11th Conference on Atmospheric Radiation and the 11th Conference on Cloud Physics

Monday, 3 June 2002
Simulations and measurements of radar reflections from the melting layer of precipitation at MM Wavelengths
N. Skaropoulos, Delft Univ. of Technology, Delft, Netherlands; and S. Heijnen, H. Klein-Baltink, J. Verlinde, W. van der Zwan, and H. Russchenberg
Poster PDF (487.5 kB)
Simulations of radar reflections from the melting layer of precipitation are compared to observational data at 3 and at 35GHz. The objective is the validation of a theoretical model of the interaction of the melting layer of precipitation with electromagnetic waves.

The model assumes a one-to-one relationship between snowflakes above and raindrops below as well as a constant mass flux throughout the melting layer of precipitation. Melting snowflakes are assumed to be spheroidal with aspect ratio dependent on the stage of melting: small ice particles are more oblate than large ones at the top of the melting layer whereas small raindrops are less oblate than large ones at the bottom of the melting layer. The particle orientation is described by an axially symmetric probability density function, the width of which decreases with increasing depth in the melting layer. Backscattering calculations make use of the T-matrix method and of an extension to the technique for averaging over orientations analytically. The outcomes of the theoretical model are height profiles of the polarimetric and Doppler radar observables.

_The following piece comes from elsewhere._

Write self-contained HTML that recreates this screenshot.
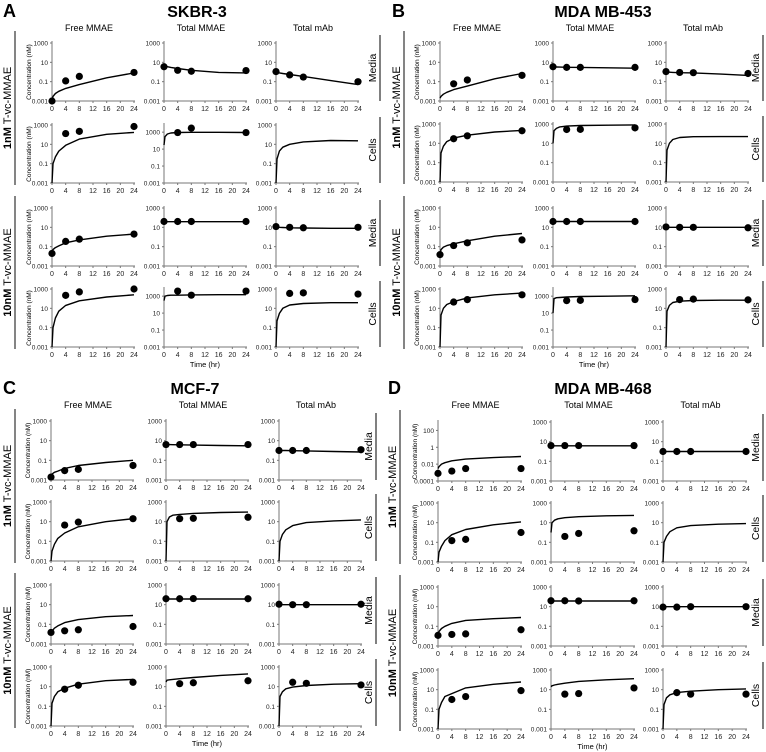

The observational data were obtained during a stratiform precipitation event by means of two Doppler polarimetric radars: the TARA atmospheric radar, which is a 3.3GHz FM-CW system capable of recording the time series of the beat signal, and the KNMI cloud radar, which is a 35GHz pulse system. The two radars were collocated at the Cesar observational site, at Cabauw, the Netherlands and the measurement was made during the Baltex/Bridge Cloud (BBC) campaign. The data exhibit typical features of the radar bright band, that is, peaks of the radar observables that appear in the following order from top to bottom of the melting layer: ZHH, LDR, and ZDR.

The comparisons between simulations and measurements show that the theoretical model is capable of reproducing the aforementioned typical features of the radar reflections from the melting layer of precipitation. The peak of the horizontal reflectivity is more pronounced at 3 than at 35GHz.